> Written request:
Return all lines that include the string "this".

━━━ Data entries ━━━

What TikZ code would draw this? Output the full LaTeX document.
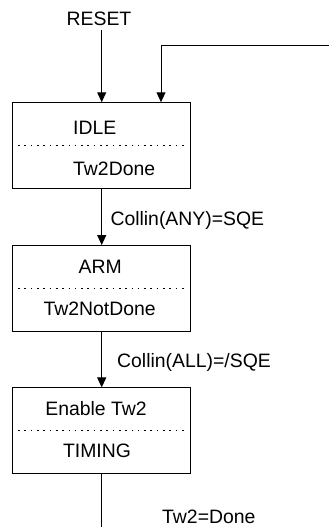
\documentclass[tikz,border=0pt]{standalone}
\usepackage{fontspec}
\setmainfont{Liberation Sans}
\usetikzlibrary{arrows.meta}
\begin{document}
\begin{tikzpicture}[x=1pt,y=-1pt,
  line width=1pt,
  statebox/.style={draw, line width=1pt, minimum width=178pt, minimum height=85.5pt, inner sep=0pt},
  txt/.style={inner sep=0pt, font=\fontsize{19.4}{22}\selectfont},
  sep/.style={line width=0.9pt, dash pattern=on 1.6pt off 4.7pt},
  arr/.style={-{Triangle[width=9pt,length=10pt]}}]
\useasboundingbox (0,0) rectangle (329,527);
% boxes
\node[statebox] (idle) at (101.3,145.5) {};
\node[statebox] (arm)  at (101.3,288.3) {};
\node[statebox] (tim)  at (101.3,430.7) {};
% separators
\foreach \b in {idle,arm,tim}{
  \draw[sep] (\b.west) -- ([xshift=-4pt]\b.east);
}
% texts
\node[txt, anchor=base] (reset) at (99,25.7) {RESET};
\node[txt, anchor=base west] (t1a) at (72.7,134) {IDLE};
\node[txt, anchor=base west] (t1b) at (72.7,175) {Tw2Done};
\node[txt, anchor=base] (t2a) at (100.3,273.3) {ARM};
\node[txt, anchor=base] (t2b) at (99.7,315) {Tw2NotDone};
\node[txt, anchor=base] (t3a) at (96,415) {Enable Tw2};
\node[txt, anchor=base] (t3b) at (97,457.3) {TIMING};
\node[txt, anchor=base west] (l1) at (110,225) {Collin(ANY)=SQE};
\node[txt, anchor=base west] (l2) at (116.7,367.3) {Collin(ALL)=/SQE};
\node[txt, anchor=base west] (l3) at (161.7,523.3) {Tw2=Done};
% connectors
\coordinate (rs) at (101.7,30);
\coordinate (loopR) at (330,46);
\coordinate (loopC) at (161,46);
\coordinate (bot) at (101.7,528);
\draw[arr] (rs) -- (rs |- idle.north);
\draw[arr] (loopR) -- (loopC) -- (loopC |- idle.north);
\draw[arr] (idle.south -| rs) -- (arm.north -| rs);
\draw[arr] (arm.south -| rs) -- (tim.north -| rs);
\draw (tim.south -| rs) -- (bot);
\end{tikzpicture}
\end{document}
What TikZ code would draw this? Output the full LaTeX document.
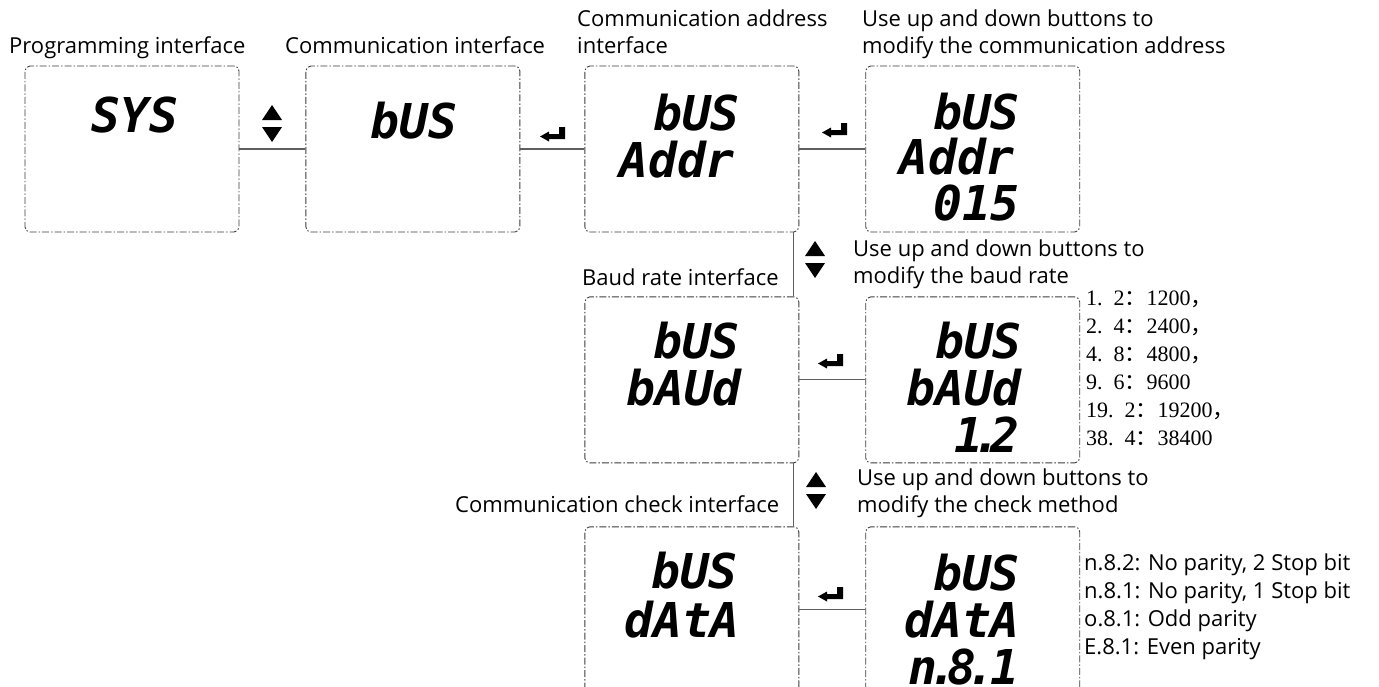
\documentclass[tikz,border=0pt]{standalone}
\usepackage{fontspec}
\setmainfont{Open Sans}
\newfontfamily\segfont{DejaVu Sans Mono Bold Oblique}
\newfontfamily\serfont{Liberation Serif}
\newfontfamily\cjk{Noto Sans CJK SC}
\usetikzlibrary{positioning}
\definecolor{framegray}{HTML}{3C3C3C}
\definecolor{linegray}{HTML}{5E5E5E}

\tikzset{
  enterkey/.pic={\fill (13,-7) -- (13,5) -- (-3,5) -- (-3,7.5) -- (-12,2.5) -- (-3,-2.5) -- (-3,0) -- (7,0) -- (7,-7) -- cycle;},
  updown/.pic={\fill (-10,-4) -- (10,-4) -- (0,-19) -- cycle; \fill (-10,3) -- (10,3) -- (0,18) -- cycle;}
}

\begin{document}
\begin{tikzpicture}[x=1pt,y=-1pt,
    lcd/.style={draw=framegray, line width=0.9pt, dash pattern=on 7pt off 2pt on 1.5pt off 2pt, rounded corners=5pt, minimum width=214pt, minimum height=166pt},
    seg/.style={font=\segfont\fontsize{48}{48}\selectfont, inner sep=0pt},
    caption/.style={font=\fontsize{22}{27}\selectfont, inner sep=0pt, align=left},
    rates/.style={font=\serfont\fontsize{22}{22}\selectfont, inner sep=0pt},
    link/.style={draw=linegray, line width=1.1pt}
  ]
  \useasboundingbox (0,0) rectangle (1379,686);

  % display frames
  \node[lcd] (sys) at (132,149) {};
  \node[lcd,right=66pt of sys] (bus) {};
  \node[lcd,right=64pt of bus] (addr) {};
  \node[lcd,right=66pt of addr] (addrset) {};
  \node[lcd,below=64pt of addr] (baud) {};
  \node[lcd,right=66pt of baud] (baudset) {};
  \node[lcd,below=63pt of baud] (check) {};
  \node[lcd,right=66pt of check] (checkset) {};

  % display contents
  \node[seg,anchor=base] (systxt) at (135,132) {SYS};
  \node[seg,anchor=base] (bustxt) at (414,138) {bUS};
  \node[seg,anchor=base east] (addrtxt1) at (740,130) {bUS};
  \node[seg,anchor=base east] (addrtxt2) at (735,177) {Addr};
  \node[seg,anchor=base east] (addrsettxt1) at (1020,129) {bUS};
  \node[seg,anchor=base east] (addrsettxt2) at (1015,174) {Addr};
  \node[seg,anchor=base east] (addrsettxt3) at (1020,220) {015};
  \node[seg,anchor=base east] (baudtxt1) at (740,358) {bUS};
  \node[seg,anchor=base east] (baudtxt2) at (742,405) {bAUd};
  \node[seg,anchor=base east] (baudsettxt1) at (1022,358) {bUS};
  \node[seg,anchor=base east] (baudsettxt2) at (1022,405) {bAUd};
  \node[seg,anchor=base east] (baudsettxt3) at (1020,452) {1\kern-.22em.\kern-.22em2};
  \node[seg,anchor=base east] (checktxt1) at (738,588) {bUS};
  \node[seg,anchor=base east] (checktxt2) at (740,637) {dAtA};
  \node[seg,anchor=base east] (checksettxt1) at (1020,590) {bUS};
  \node[seg,anchor=base east] (checksettxt2) at (1020,637) {dAtA};
  \node[seg,anchor=base east] (checksettxt3) at (1020,684) {n\kern-.2em.\kern-.2em8\kern-.2em.\kern-.1em1};

  % captions
  \node[caption,anchor=base west] (sysl) at (9,53) {Programming interface};
  \node[caption,anchor=base west] (busl) at (285,53) {Communication interface};
  \node[caption,anchor=north west] (addrl) at (577,9.5) {Communication address\\interface};
  \node[caption,anchor=north west] (addrsetl) at (862,9.5) {Use up and down buttons to\\modify the communication address};
  \node[caption,anchor=base west] (baudl) at (582,285) {Baud rate interface};
  \node[caption,anchor=north west] (baudsetl) at (853,239.5) {Use up and down buttons to\\modify the baud rate};
  \node[caption,anchor=base west] (checkl) at (455,512) {Communication check interface};
  \node[caption,anchor=north west] (checksetl) at (857,468.5) {Use up and down buttons to\\modify the check method};

  \foreach \txt [count=\i] in {{1.\enspace2{\cjk ：}1200{\cjk ，}}, {2.\enspace4{\cjk ：}2400{\cjk ，}},
      {4.\enspace8{\cjk ：}4800{\cjk ，}}, {9.\enspace6{\cjk ：}9600}, {19.\enspace2{\cjk ：}19200{\cjk ，}},
      {38.\enspace4{\cjk ：}38400}}
    \node[rates,anchor=base west] (rate\i) at (1086,{305+28*(\i-1)}) {\txt};

  \foreach \txt [count=\i] in {{n.8.2: No parity, 2 Stop bit}, {n.8.1: No parity, 1 Stop bit},
      {o.8.1: Odd parity}, {E.8.1: Even parity}}
    \node[caption,anchor=base west] (mode\i) at (1084,{570+28*(\i-1)}) {\txt};

  % connectors
  \draw[link] (sys) -- (bus);
  \draw[link] (bus) -- (addr);
  \draw[link] (addr) -- (addrset);
  \draw[link] (baud) -- (baudset);
  \draw[link] (check) -- (checkset);
  \draw[link] ([xshift=-6pt]addr.south east) -- ([xshift=-6pt]baud.north east);
  \draw[link] ([xshift=-6pt]baud.south east) -- ([xshift=-6pt]check.north east);

  % key symbols
  \pic at (272,124) {updown};
  \pic at (815,260) {updown};
  \pic at (816,491) {updown};
  \pic at (552,134) {enterkey};
  \pic at (834,130) {enterkey};
  \pic at (830,361) {enterkey};
  \pic at (830,594) {enterkey};
\end{tikzpicture}
\end{document}
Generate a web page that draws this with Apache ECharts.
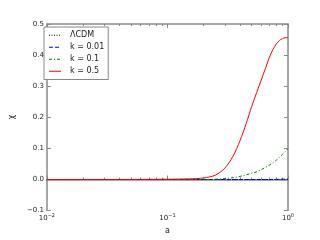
<!DOCTYPE html>
<html>
<head>
<meta charset="utf-8">
<script src="https://cdn.jsdelivr.net/npm/echarts@6/dist/echarts.min.js"></script>
<style>html,body{margin:0;padding:0;background:#fff}#c{width:320px;height:240px}</style>
</head>
<body>
<div id="c"></div>
<script>
// Scale factor a (log axis) and chi values
var aValues = [0.01, 0.02, 0.05, 0.1, 0.15, 0.2, 0.25, 0.3, 0.35, 0.4, 0.45, 0.5, 0.55, 0.6, 0.65, 0.7, 0.75, 0.8, 0.85, 0.9, 0.95, 1.0];
var chiLCDM  = [0, 0, 0, 0, 0, 0, 0, 0, 0, 0, 0, 0, 0, 0, 0, 0, 0, 0, 0, 0, 0, 0];
var chiK001  = [0, 0, 0, 0, 0, 0, 0, 0, 0, 0, 0, 0, 0, 0, 0, 0, 0.0005, 0.0006, 0.0008, 0.001, 0.0012, 0.0015];
var chiK01   = [0, 0, 0, 0, 0, 0, 0.001, 0.003, 0.006, 0.01, 0.015, 0.02, 0.025, 0.032, 0.039, 0.046, 0.054, 0.062, 0.072, 0.081, 0.09, 0.099];
var chiK05   = [0, 0, 0, 0.001, 0.002, 0.005, 0.014, 0.037, 0.075, 0.125, 0.18, 0.235, 0.28, 0.32, 0.357, 0.392, 0.418, 0.436, 0.447, 0.453, 0.456, 0.456];
var seriesNames = ['\u039BCDM', 'k = 0.01', 'k = 0.1', 'k = 0.5'];
var xMajorTicks = [0.01, 0.1, 1];
var xMinorTicks = [0.02,0.03,0.04,0.05,0.06,0.07,0.08,0.09,0.2,0.3,0.4,0.5,0.6,0.7,0.8,0.9];

var colors = ['#000000', '#0000ff', '#008000', '#ff0000'];
var dashes = [[1, 1.5], [4, 2], [3, 2, 1, 2], [12, 0]];

function pairs(v){ return aValues.map(function(a,i){ return [a, v[i]]; }); }
var axisCol = '#8a8a8a';
var font = 'DejaVu Sans';

// legend icon: a 12-unit-long line drawn as filled segments following the dash pattern
function iconPath(d){
  var p = '', x = 0, k = 0;
  while (x < 12) {
    var on = d[k % d.length], off = d[(k + 1) % d.length];
    var x2 = Math.min(12, x + on);
    p += 'M' + x + ',0L' + x2 + ',0L' + x2 + ',1L' + x + ',1Z';
    x = x2 + off; k += 2;
  }
  p += 'M12,0L12,1L12,1Z';
  return 'path://' + p;
}

function xAx(pos, major, labels){
  return {
    type: 'log', logBase: 10, min: 0.01, max: 1, position: pos,
    axisLine: {show: major, lineStyle: {color: axisCol, width: 1.5}},
    axisTick: {show: true, inside: true, length: major ? 4 : 2, customValues: major ? xMajorTicks : xMinorTicks, lineStyle: {color: axisCol, width: 1}},
    axisLabel: {show: labels, customValues: xMajorTicks, margin: 3, fontFamily: font,
      formatter: function(v){ var e = Math.round(Math.log10(v)); return '{b|10}{s|' + (e < 0 ? '\u2212' + (-e) : e) + '}'; },
      rich: {b: {fontSize: 7, fontFamily: font, color: '#222'}, s: {fontSize: 5, fontFamily: font, color: '#222', verticalAlign: 'top', padding: [0,0,5,0]}}},
    splitLine: {show: false},
    name: labels ? 'a' : '', nameLocation: 'middle', nameGap: 15,
    nameTextStyle: {fontSize: 8, fontFamily: font, color: '#222'}
  };
}
function yAx(pos, labels){
  return {
    type: 'value', min: -0.1, max: 0.5, interval: 0.1, position: pos,
    axisLine: {show: true, lineStyle: {color: axisCol, width: 1.5}},
    axisTick: {show: true, inside: true, length: 4, lineStyle: {color: axisCol, width: 1}},
    axisLabel: {show: labels, margin: 3, fontSize: 7, fontFamily: font, color: '#222',
      formatter: function(v){ return v.toFixed(1).replace('-', '\u2212'); }},
    splitLine: {show: false},
    name: labels ? '\u03C7' : '', nameLocation: 'middle', nameGap: 18, nameRotate: 90,
    nameTextStyle: {fontSize: 8, fontFamily: font, color: '#222'}
  };
}

var chart = echarts.init(document.getElementById('c'), null, {renderer: 'canvas'});
chart.setOption({
  animation: false,
  backgroundColor: '#fff',
  grid: {left: 40, right: 32, top: 24, bottom: 24},
  xAxis: [xAx('bottom', true, true), xAx('bottom', false, false), xAx('top', true, false), xAx('top', false, false)],
  yAxis: [yAx('left', true), yAx('right', false)],
  legend: {
    left: 44, top: 27, orient: 'vertical', backgroundColor: '#fff',
    borderColor: '#888', borderWidth: 1, borderRadius: 0, padding: [4, 4, 4, 5],
    itemWidth: 12, itemHeight: 1.5, itemGap: 3.5,
    textStyle: {fontSize: 8, fontFamily: font, color: '#222', padding: [0, 0, 0, 4], lineHeight: 8.5},
    data: seriesNames.map(function(n, i){
      return {name: n, icon: iconPath(dashes[i]), itemStyle: {color: colors[i], borderWidth: 0, opacity: 1}};
    })
  },
  series: seriesNames.map(function(n, i){
    var vals = [chiLCDM, chiK001, chiK01, chiK05][i];
    return {name: n, type: 'line', data: pairs(vals), symbol: 'none', smooth: 0.3,
      lineStyle: {color: colors[i], width: 1, type: dashes[i][1] === 0 ? 'solid' : dashes[i]}, itemStyle: {color: colors[i]}};
  })
});
</script>
</body>
</html>
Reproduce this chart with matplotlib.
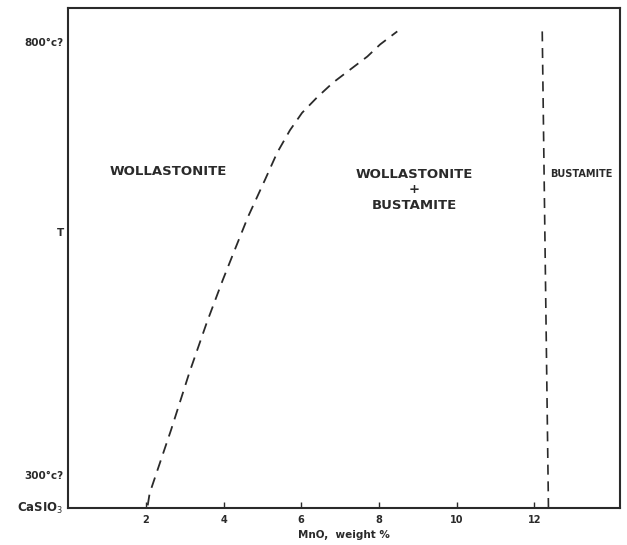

━━━

> Reply to the task:
What TikZ code would draw this? Output the full LaTeX document.
What TikZ code would draw this? Output the full LaTeX document.
Generate a web page that draws this with Apache ECharts.
Reproduce this chart with matplotlib.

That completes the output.